**Data extract:**

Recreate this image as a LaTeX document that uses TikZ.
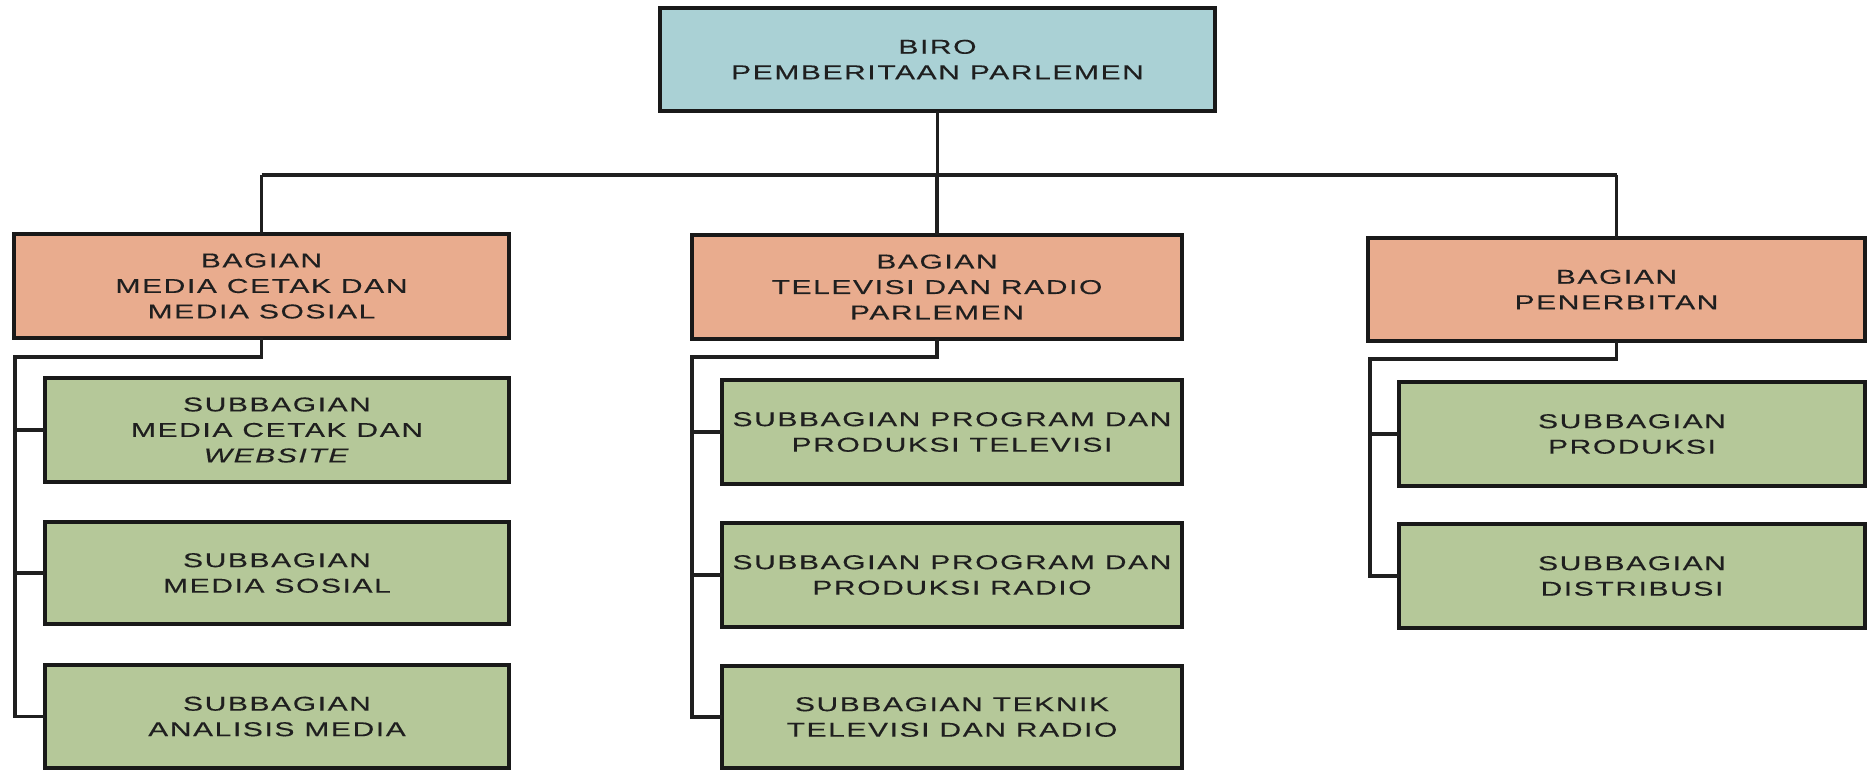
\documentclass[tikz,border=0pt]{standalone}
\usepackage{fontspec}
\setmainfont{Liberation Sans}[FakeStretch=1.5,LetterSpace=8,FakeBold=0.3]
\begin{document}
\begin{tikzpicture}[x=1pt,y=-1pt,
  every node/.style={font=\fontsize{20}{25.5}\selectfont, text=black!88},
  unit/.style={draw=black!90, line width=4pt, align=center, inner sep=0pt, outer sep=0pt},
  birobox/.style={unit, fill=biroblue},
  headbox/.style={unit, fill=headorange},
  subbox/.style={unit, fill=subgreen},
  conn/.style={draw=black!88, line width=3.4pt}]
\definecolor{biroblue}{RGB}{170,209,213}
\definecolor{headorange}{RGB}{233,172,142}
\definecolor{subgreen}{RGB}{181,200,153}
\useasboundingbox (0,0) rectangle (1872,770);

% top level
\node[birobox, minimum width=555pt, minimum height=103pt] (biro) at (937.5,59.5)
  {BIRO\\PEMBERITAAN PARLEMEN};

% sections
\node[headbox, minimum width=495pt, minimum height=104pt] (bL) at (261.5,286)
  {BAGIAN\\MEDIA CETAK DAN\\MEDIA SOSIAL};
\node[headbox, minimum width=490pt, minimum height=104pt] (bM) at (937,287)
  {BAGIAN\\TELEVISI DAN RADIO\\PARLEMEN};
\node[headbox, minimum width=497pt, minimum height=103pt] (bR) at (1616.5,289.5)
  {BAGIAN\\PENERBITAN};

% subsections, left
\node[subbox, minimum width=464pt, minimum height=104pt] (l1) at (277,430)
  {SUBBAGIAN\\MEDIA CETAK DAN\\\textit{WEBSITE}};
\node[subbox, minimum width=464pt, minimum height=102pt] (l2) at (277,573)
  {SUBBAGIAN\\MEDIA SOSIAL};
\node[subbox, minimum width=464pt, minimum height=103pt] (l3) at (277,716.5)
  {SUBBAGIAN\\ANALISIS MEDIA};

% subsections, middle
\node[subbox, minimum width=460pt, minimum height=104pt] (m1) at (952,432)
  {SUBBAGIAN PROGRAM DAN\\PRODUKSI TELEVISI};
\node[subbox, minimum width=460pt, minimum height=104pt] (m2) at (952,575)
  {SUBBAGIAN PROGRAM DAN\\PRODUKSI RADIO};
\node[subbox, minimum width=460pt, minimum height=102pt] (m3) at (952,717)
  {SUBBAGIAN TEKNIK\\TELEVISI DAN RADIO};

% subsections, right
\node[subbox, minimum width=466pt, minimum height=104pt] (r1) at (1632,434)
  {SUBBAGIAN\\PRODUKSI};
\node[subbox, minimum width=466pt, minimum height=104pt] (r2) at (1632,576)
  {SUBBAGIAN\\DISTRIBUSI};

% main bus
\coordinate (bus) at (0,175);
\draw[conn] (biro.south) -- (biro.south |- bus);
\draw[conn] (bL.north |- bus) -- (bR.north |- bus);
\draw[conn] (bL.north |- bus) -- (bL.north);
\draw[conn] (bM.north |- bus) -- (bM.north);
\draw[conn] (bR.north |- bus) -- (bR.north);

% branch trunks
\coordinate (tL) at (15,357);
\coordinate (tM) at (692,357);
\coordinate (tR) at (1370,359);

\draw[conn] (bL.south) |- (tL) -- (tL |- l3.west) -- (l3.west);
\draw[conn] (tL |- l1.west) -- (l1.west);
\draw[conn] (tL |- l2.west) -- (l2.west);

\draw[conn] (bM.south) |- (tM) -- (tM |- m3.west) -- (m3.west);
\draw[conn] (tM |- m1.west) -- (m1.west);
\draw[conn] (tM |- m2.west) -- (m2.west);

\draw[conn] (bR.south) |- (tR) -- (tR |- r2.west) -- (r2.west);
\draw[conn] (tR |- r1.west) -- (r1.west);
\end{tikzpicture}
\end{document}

**Exercise:** Write out the listing word for word, omitting the pictures it holds.

**Problem solution:**
Recreate this image as a LaTeX document that uses TikZ.
\documentclass[tikz,border=0pt]{standalone}
\usepackage{fontspec}
\setmainfont{Liberation Sans}[FakeStretch=1.5,LetterSpace=8,FakeBold=0.3]
\begin{document}
\begin{tikzpicture}[x=1pt,y=-1pt,
  every node/.style={font=\fontsize{20}{25.5}\selectfont, text=black!88},
  unit/.style={draw=black!90, line width=4pt, align=center, inner sep=0pt, outer sep=0pt},
  birobox/.style={unit, fill=biroblue},
  headbox/.style={unit, fill=headorange},
  subbox/.style={unit, fill=subgreen},
  conn/.style={draw=black!88, line width=3.4pt}]
\definecolor{biroblue}{RGB}{170,209,213}
\definecolor{headorange}{RGB}{233,172,142}
\definecolor{subgreen}{RGB}{181,200,153}
\useasboundingbox (0,0) rectangle (1872,770);

% top level
\node[birobox, minimum width=555pt, minimum height=103pt] (biro) at (937.5,59.5)
  {BIRO\\PEMBERITAAN PARLEMEN};

% sections
\node[headbox, minimum width=495pt, minimum height=104pt] (bL) at (261.5,286)
  {BAGIAN\\MEDIA CETAK DAN\\MEDIA SOSIAL};
\node[headbox, minimum width=490pt, minimum height=104pt] (bM) at (937,287)
  {BAGIAN\\TELEVISI DAN RADIO\\PARLEMEN};
\node[headbox, minimum width=497pt, minimum height=103pt] (bR) at (1616.5,289.5)
  {BAGIAN\\PENERBITAN};

% subsections, left
\node[subbox, minimum width=464pt, minimum height=104pt] (l1) at (277,430)
  {SUBBAGIAN\\MEDIA CETAK DAN\\\textit{WEBSITE}};
\node[subbox, minimum width=464pt, minimum height=102pt] (l2) at (277,573)
  {SUBBAGIAN\\MEDIA SOSIAL};
\node[subbox, minimum width=464pt, minimum height=103pt] (l3) at (277,716.5)
  {SUBBAGIAN\\ANALISIS MEDIA};

% subsections, middle
\node[subbox, minimum width=460pt, minimum height=104pt] (m1) at (952,432)
  {SUBBAGIAN PROGRAM DAN\\PRODUKSI TELEVISI};
\node[subbox, minimum width=460pt, minimum height=104pt] (m2) at (952,575)
  {SUBBAGIAN PROGRAM DAN\\PRODUKSI RADIO};
\node[subbox, minimum width=460pt, minimum height=102pt] (m3) at (952,717)
  {SUBBAGIAN TEKNIK\\TELEVISI DAN RADIO};

% subsections, right
\node[subbox, minimum width=466pt, minimum height=104pt] (r1) at (1632,434)
  {SUBBAGIAN\\PRODUKSI};
\node[subbox, minimum width=466pt, minimum height=104pt] (r2) at (1632,576)
  {SUBBAGIAN\\DISTRIBUSI};

% main bus
\coordinate (bus) at (0,175);
\draw[conn] (biro.south) -- (biro.south |- bus);
\draw[conn] (bL.north |- bus) -- (bR.north |- bus);
\draw[conn] (bL.north |- bus) -- (bL.north);
\draw[conn] (bM.north |- bus) -- (bM.north);
\draw[conn] (bR.north |- bus) -- (bR.north);

% branch trunks
\coordinate (tL) at (15,357);
\coordinate (tM) at (692,357);
\coordinate (tR) at (1370,359);

\draw[conn] (bL.south) |- (tL) -- (tL |- l3.west) -- (l3.west);
\draw[conn] (tL |- l1.west) -- (l1.west);
\draw[conn] (tL |- l2.west) -- (l2.west);

\draw[conn] (bM.south) |- (tM) -- (tM |- m3.west) -- (m3.west);
\draw[conn] (tM |- m1.west) -- (m1.west);
\draw[conn] (tM |- m2.west) -- (m2.west);

\draw[conn] (bR.south) |- (tR) -- (tR |- r2.west) -- (r2.west);
\draw[conn] (tR |- r1.west) -- (r1.west);
\end{tikzpicture}
\end{document}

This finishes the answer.